You are viewing a plain text version of this content. The canonical link for it is here.
Posted to dev@lucene.apache.org by Cameron M VandenBerg <cm...@cs.cmu.edu> on 2019/10/07 20:39:12 UTC
Adding stemmer option to EnglishAnalyzer
Hello!
My name is Cameron VandenBerg, and I am a research programmer at Carnegie Mellon University. We use Lucene for projects and classwork here, and one feature we have always added to our own code, which extends the EnglishAnalyzer, is a setStemmer method and use that stemmer in the createComponents method.

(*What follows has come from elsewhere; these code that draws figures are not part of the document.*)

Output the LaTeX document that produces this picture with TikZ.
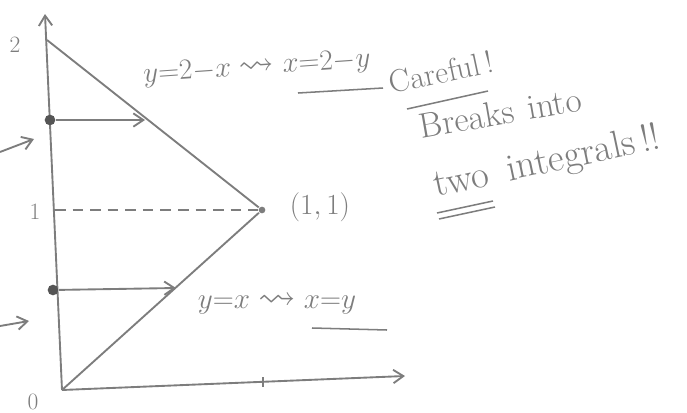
\documentclass[tikz,border=0pt]{standalone}
\usepackage{amsmath,amssymb}
\usepackage{xcolor}
\usetikzlibrary{arrows.meta,positioning,calc}
\definecolor{pencil}{RGB}{125,125,125}
\definecolor{lead}{RGB}{85,85,85}

\begin{document}
\begin{tikzpicture}[
  x={(0.03cm,0)}, y={(0,-0.03cm)},
  line width=1.4pt,
  pen/.style={draw=pencil, line width=1.6pt},
  arr/.style={pen, -{Straight Barb[length=3mm, width=4mm]}},
  dot/.style={circle, fill=lead, inner sep=0pt, minimum size=3.2mm},
  hand/.style={text=pencil, font=\fontsize{30}{32}\selectfont, inner sep=0pt},
  tick/.style={text=pencil, font=\fontsize{20}{22}\selectfont, inner sep=0pt},
  uline/.style={draw=pencil, line width=1.3pt}]
  \useasboundingbox (0,0) rectangle (687,413);
  % axes
  \coordinate (O) at (62,390);
  \coordinate (ytop) at (45,14);
  \coordinate (xend) at (405,376);
  \coordinate (T) at (47,40);
  \node[circle, fill=pencil, inner sep=0pt, minimum size=2mm] (P) at (262,210) {};
  \draw[arr] (O) -- (ytop);
  \draw[arr] (O) -- (xend);
  \draw[pen] (263,377) -- (263,387);
  \node[tick] (l2) at (15,45) {2};
  \node[tick] (l1) at (35,212) {1};
  \node[tick] (l0) at (33,402) {0};
  % region
  \draw[pen] (T) -- (P);
  \draw[pen] (O) -- (P);
  \coordinate (yone) at (55,210);
  \draw[pen, dashed, dash pattern=on 9pt off 6pt] (yone) -- (P);
  \node[hand] (pt) at (320,207) {$(1,1)$};
  % horizontal strips
  \node[dot] (d1) at (50,120) {};
  \node[dot] (d2) at (53,290) {};
  \coordinate (a1) at (145,120);
  \coordinate (a2) at (176,288);
  \draw[arr] (d1) -- (a1);
  \draw[arr] (d2) -- (a2);
  \coordinate (s1) at (0,152);
  \coordinate (e1) at (34,139);
  \coordinate (s2) at (0,326);
  \coordinate (e2) at (29,321);
  \draw[arr] (s1) -- (e1);
  \draw[arr] (s2) -- (e2);
  % labels
  \node[hand, rotate=4] (top) at (257,68) {$y{=}2{-}x \leadsto x{=}2{-}y$};
  \draw[uline] (298,93) -- (383,88);
  \node[hand, font=\fontsize{32}{34}\selectfont] (bot) at (277,304) {$y{=}x \leadsto x{=}y$};
  \draw[uline] (312,328) -- (387,330);
  % note
  \node[hand, font=\fontsize{27}{29}\selectfont, rotate=12, anchor=base west] (care) at (391,94) {Careful\,!};
  \draw[uline] (407,109) -- (488,91);
  \node[hand, rotate=10, anchor=base west] (brk1) at (421,139) {Breaks};
  \node[hand, rotate=10, anchor=base west] (brk2) at ($(brk1.base east)+(12,-2)$) {into};
  \node[hand, font=\fontsize{33}{35}\selectfont, rotate=12, anchor=base west] (two1) at (436,197) {two};
  \node[hand, font=\fontsize{33}{35}\selectfont, rotate=12, anchor=base west] (two2) at ($(two1.base east)+(17,-4)$) {integrals\,!!};
  \draw[uline] (437,213) -- (493,201);
  \draw[uline] (439,219) -- (495,207);
\end{tikzpicture}
\end{document}
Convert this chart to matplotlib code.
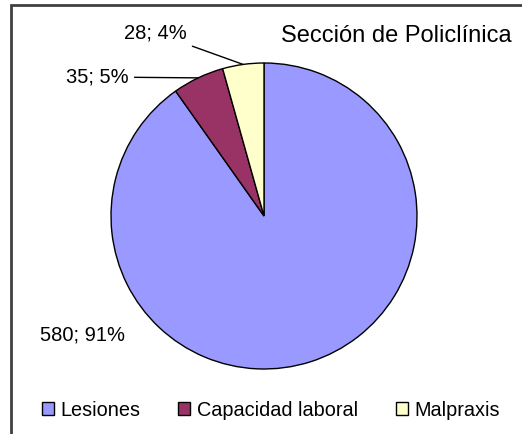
import numpy as np
import matplotlib
matplotlib.use("Agg")
import matplotlib.pyplot as plt
from matplotlib.patches import Rectangle

plt.rcParams['font.family'] = ['Liberation Sans', 'DejaVu Sans']

categories = ['Lesiones', 'Capacidad laboral', 'Malpraxis']
values = [580, 35, 28]
percents = [91, 5, 4]
colours = ['#9999FF', '#993366', '#FFFFCC']
title = 'Sección de Policlínica'

W, H = 522, 434
fig = plt.figure(figsize=(W / 100, H / 100), dpi=100)

# pie centre and radius in pixels
cx, cy, r = 264, 216, 153
ax = fig.add_axes([(cx - r) / W, (H - cy - r) / H, 2 * r / W, 2 * r / H])
ax.axis('off')

wedges, _ = ax.pie(values, colors=colours, startangle=90, counterclock=False,
                   radius=1, center=(0, 0), frame=False,
                   wedgeprops=dict(edgecolor='black', linewidth=1.0))
ax.set_xlim(-1, 1)
ax.set_ylim(-1, 1)

labels = ['%d; %d%%' % (v, p) for v, p in zip(values, percents)]

def px(x, y):
  return ((x - cx) / r, (cy - y) / r)

# label positions (pixels)
label_pos = [(40, 335), (129, 77), (187, 33)]
for i, w in enumerate(wedges):
  mid = np.deg2rad((w.theta1 + w.theta2) / 2)
  edge = (np.cos(mid), np.sin(mid))
  tx, ty = px(*label_pos[i])
  if i == 0:
    ax.text(tx, ty, labels[i], ha='left', va='center', fontsize=14.5, clip_on=False)
  else:
    ax.annotate(labels[i], xy=edge, xytext=(tx, ty), ha='right', va='center',
                fontsize=14.5, annotation_clip=False,
                arrowprops=dict(arrowstyle='-', color='black', lw=1.0,
                                shrinkA=2, shrinkB=0))

fig.text(512 / W, 1 - 36 / H, title, ha='right', va='center', fontsize=17)

leg = fig.legend(wedges, categories, loc='center', bbox_to_anchor=(271 / W, 1 - 410 / H),
                 ncol=3, frameon=False, fontsize=14.3, handlelength=0.6, handleheight=0.6,
                 handletextpad=0.35, columnspacing=1.9)

fig.patches.append(Rectangle((11 / W, -0.1), 1.2, 1.1 - 5 / H, transform=fig.transFigure,
                             fill=False, edgecolor='#404040', linewidth=2))

fig.savefig('out.png', dpi=100)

Is it possible to add this feature to the EnglishAnalyzer? If so, what steps can we take?
Code Snippets:
/**
* Control whether and how stemming is done. See StemmerType.
*/
public void setStemmer(StemmerType s) {
this.stemmer = s;
}
@Override
protected TokenStreamComponents createComponents(String fieldName) {
final Tokenizer source = new StandardTokenizer();
TokenStream result = new EnglishPossessiveFilter(source);
result = new LowerCaseFilter(result);
result = new StopFilter(result, stopwords);
if(!stemExclusionSet.isEmpty())
result = new SetKeywordMarkerFilter(result, stemExclusionSet);
if (this.stemmer == StemmerType.KSTEM)
result = new KStemFilter(result);
else
result = new PorterStemFilter(result);
return new TokenStreamComponents(source, result);
}
Thank you,
Cameron VandenBerg